Technology and Its Unintended Consequences

Summary and Comment |
July 7, 2008

Technology and Its Unintended Consequences

  1. Neil Winawer, MD

Newer electronic devices can induce potentially hazardous incidents in critical care medical equipment.

  1. Neil Winawer, MD

Radio frequency identification (RFID) systems such as security access cards and electronic toll units on car windshields have become increasingly common in everyday life. Now, they also are being used in medicine to do all sorts of things, such as tracking surgical sponges, preventing drug counterfeiting, and monitoring blood products. But, as with any new technology that develops rapidly, unintended consequences are bound to happen. RFID systems potentially can induce electromagnetic interference that affects the performance of electrical equipment. This is problematic in intensive care units, where many electronic medical devices are present, and patients are less likely to tolerate adverse consequences of electrical glitches.
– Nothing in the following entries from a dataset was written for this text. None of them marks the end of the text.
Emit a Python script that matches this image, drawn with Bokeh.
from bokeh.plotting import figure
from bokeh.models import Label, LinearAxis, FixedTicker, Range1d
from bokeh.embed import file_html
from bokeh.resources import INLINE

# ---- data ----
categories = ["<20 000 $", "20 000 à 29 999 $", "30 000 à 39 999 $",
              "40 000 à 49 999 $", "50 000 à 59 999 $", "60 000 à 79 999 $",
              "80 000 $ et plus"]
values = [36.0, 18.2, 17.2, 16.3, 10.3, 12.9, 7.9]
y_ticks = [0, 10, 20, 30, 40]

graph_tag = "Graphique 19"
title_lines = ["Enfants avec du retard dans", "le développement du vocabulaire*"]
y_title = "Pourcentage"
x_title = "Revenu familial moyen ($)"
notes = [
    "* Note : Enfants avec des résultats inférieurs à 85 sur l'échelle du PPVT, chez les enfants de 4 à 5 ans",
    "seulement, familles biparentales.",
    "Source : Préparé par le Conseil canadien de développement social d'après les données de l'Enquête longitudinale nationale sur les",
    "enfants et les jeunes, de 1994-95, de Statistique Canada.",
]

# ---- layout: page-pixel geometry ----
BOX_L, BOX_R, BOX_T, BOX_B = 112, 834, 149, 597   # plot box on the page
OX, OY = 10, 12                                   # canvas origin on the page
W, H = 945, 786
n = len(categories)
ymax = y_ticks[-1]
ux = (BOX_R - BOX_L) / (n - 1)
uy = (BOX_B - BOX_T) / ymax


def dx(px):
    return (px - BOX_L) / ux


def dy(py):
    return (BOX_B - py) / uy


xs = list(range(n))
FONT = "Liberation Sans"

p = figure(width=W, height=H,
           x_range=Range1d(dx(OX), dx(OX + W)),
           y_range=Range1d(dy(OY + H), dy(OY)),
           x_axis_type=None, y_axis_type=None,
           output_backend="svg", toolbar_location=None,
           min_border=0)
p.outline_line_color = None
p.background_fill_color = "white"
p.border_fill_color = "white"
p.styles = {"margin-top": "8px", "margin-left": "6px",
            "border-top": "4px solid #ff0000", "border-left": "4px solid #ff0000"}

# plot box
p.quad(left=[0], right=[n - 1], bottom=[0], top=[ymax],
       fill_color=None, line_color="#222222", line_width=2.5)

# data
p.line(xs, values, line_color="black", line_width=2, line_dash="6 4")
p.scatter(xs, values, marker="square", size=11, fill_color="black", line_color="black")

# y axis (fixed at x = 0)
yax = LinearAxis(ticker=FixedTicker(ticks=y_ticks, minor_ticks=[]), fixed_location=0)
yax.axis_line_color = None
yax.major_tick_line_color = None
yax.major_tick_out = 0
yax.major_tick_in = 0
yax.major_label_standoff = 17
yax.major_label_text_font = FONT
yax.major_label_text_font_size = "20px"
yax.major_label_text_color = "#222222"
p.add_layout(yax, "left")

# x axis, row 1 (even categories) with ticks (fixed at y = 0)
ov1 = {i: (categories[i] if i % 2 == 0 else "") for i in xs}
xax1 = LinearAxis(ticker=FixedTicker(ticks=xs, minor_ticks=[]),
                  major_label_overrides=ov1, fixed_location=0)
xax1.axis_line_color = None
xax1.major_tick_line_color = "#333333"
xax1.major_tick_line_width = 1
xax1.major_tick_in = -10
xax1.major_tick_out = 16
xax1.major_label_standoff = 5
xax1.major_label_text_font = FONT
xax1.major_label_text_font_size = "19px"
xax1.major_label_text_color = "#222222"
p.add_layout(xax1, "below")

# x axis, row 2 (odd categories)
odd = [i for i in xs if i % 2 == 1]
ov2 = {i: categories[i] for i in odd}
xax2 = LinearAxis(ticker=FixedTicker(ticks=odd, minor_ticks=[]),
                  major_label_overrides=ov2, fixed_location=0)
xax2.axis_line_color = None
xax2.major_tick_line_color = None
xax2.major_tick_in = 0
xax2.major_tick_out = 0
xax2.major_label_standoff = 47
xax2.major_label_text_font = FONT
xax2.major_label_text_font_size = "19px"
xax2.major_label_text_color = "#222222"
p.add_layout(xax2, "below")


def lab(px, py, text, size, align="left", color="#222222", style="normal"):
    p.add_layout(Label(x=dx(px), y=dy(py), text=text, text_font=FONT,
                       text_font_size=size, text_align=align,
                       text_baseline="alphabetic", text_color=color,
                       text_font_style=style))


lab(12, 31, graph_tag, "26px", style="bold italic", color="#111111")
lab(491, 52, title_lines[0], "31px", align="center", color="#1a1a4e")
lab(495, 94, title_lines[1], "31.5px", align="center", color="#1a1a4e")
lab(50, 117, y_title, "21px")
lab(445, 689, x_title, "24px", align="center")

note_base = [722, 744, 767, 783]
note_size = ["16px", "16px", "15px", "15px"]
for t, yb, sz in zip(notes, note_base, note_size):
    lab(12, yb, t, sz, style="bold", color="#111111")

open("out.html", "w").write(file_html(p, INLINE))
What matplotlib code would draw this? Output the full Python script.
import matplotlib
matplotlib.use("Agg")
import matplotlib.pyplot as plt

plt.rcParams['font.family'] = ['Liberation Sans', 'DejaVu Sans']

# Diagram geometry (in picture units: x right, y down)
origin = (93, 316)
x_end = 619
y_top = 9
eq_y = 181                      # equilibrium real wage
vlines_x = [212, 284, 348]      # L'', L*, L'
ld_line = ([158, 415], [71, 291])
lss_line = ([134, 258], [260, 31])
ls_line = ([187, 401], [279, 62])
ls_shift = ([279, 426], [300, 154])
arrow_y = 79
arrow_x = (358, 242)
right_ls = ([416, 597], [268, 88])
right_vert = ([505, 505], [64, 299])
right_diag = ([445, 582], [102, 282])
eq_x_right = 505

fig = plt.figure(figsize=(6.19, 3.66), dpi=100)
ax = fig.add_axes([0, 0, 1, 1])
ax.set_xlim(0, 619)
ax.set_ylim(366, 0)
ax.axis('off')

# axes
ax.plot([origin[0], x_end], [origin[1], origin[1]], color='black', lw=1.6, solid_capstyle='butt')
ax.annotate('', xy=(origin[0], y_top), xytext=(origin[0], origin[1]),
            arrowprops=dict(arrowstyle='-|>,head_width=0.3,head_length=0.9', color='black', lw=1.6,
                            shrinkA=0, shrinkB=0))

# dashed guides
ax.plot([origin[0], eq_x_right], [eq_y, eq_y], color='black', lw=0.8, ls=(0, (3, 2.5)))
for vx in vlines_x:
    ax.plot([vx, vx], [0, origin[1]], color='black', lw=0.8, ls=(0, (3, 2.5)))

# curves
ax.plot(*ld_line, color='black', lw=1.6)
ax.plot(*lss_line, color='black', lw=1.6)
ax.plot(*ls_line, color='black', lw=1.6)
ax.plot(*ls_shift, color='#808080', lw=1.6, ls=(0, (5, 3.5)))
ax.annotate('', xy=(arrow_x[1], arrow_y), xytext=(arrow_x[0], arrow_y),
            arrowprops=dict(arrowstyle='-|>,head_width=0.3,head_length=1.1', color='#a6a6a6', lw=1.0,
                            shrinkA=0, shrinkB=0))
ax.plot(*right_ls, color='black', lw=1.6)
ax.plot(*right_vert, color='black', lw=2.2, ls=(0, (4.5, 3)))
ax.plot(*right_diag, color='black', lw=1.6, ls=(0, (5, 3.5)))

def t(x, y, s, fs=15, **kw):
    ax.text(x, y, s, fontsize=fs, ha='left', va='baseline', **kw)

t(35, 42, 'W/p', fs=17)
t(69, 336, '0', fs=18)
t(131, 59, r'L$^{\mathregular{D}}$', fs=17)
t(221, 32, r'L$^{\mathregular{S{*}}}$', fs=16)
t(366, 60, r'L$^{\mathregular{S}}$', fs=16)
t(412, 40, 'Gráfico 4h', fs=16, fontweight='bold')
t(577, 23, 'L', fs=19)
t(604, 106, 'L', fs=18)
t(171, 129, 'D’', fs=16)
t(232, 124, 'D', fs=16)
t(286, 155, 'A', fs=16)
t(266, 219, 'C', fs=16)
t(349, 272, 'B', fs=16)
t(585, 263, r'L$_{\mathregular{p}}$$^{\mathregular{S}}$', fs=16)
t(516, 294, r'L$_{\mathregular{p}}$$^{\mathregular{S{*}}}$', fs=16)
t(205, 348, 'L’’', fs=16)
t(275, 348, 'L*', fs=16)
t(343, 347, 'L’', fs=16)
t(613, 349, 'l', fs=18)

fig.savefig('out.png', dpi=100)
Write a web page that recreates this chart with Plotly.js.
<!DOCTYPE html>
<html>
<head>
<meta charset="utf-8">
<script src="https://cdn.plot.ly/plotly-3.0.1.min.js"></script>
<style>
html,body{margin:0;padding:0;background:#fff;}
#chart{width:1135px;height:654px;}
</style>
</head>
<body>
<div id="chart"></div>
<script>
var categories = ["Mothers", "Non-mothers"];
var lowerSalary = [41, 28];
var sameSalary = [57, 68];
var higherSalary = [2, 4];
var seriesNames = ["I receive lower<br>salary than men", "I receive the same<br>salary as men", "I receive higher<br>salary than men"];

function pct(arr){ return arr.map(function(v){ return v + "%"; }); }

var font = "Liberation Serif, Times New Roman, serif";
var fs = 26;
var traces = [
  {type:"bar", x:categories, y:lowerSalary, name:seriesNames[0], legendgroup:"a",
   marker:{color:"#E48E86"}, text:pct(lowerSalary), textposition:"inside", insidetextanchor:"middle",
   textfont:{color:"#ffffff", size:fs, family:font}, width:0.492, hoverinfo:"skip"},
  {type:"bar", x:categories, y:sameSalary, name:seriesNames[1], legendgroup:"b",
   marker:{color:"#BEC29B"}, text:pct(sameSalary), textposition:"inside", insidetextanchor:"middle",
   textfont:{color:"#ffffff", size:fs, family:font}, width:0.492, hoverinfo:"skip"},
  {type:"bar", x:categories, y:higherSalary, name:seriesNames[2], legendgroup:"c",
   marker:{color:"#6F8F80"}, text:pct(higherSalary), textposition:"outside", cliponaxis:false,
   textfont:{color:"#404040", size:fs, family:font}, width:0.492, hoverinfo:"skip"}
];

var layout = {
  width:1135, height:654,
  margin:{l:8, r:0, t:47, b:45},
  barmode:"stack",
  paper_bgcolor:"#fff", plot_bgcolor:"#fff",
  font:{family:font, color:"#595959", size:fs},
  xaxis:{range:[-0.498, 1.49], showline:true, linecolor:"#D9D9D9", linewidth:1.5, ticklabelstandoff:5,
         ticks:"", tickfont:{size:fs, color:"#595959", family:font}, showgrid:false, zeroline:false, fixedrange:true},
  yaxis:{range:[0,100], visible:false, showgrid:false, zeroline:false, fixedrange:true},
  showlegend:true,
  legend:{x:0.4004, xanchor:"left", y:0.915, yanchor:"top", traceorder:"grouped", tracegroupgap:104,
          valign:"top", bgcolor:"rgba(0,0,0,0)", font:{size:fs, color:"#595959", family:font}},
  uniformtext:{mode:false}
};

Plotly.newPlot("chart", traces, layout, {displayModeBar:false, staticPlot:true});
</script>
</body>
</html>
In simulations that did not involve patients, investigators studied the effects of two different types of RFID systems on 41 medical devices that are used commonly in critical care settings (e.g., infusion pumps, mechanical ventilators, external pacemakers). During 123 tests, the investigators documented 34 incidents of interference. Each incident was rated as hazardous (e.g., total stop of a syringe pump), significant (e.g., abnormal monitoring of blood pressure), or light (e.g., monitor disturbance that didn’t require attention). Of the 34 incidents, 22 were hazardous, 2 were significant, and 10 were light. The median distance between RFID readers and medical devices in all interference incidents was 30 cm (about 1 foot).


In a controlled nonclinical setting, RFID systems induced potentially hazardous incidents in medical devices. Although the researchers tested devices from only two manufacturers, we can infer that they are similar to the devices that are currently in clinical use. Although RFID systems will be important for the future of healthcare, an editorialist rightfully points out that a coordinated effort on the part of hospitals, regulators, and manufacturers is necessary immediately to ensure the safety of patients as this new technology develops.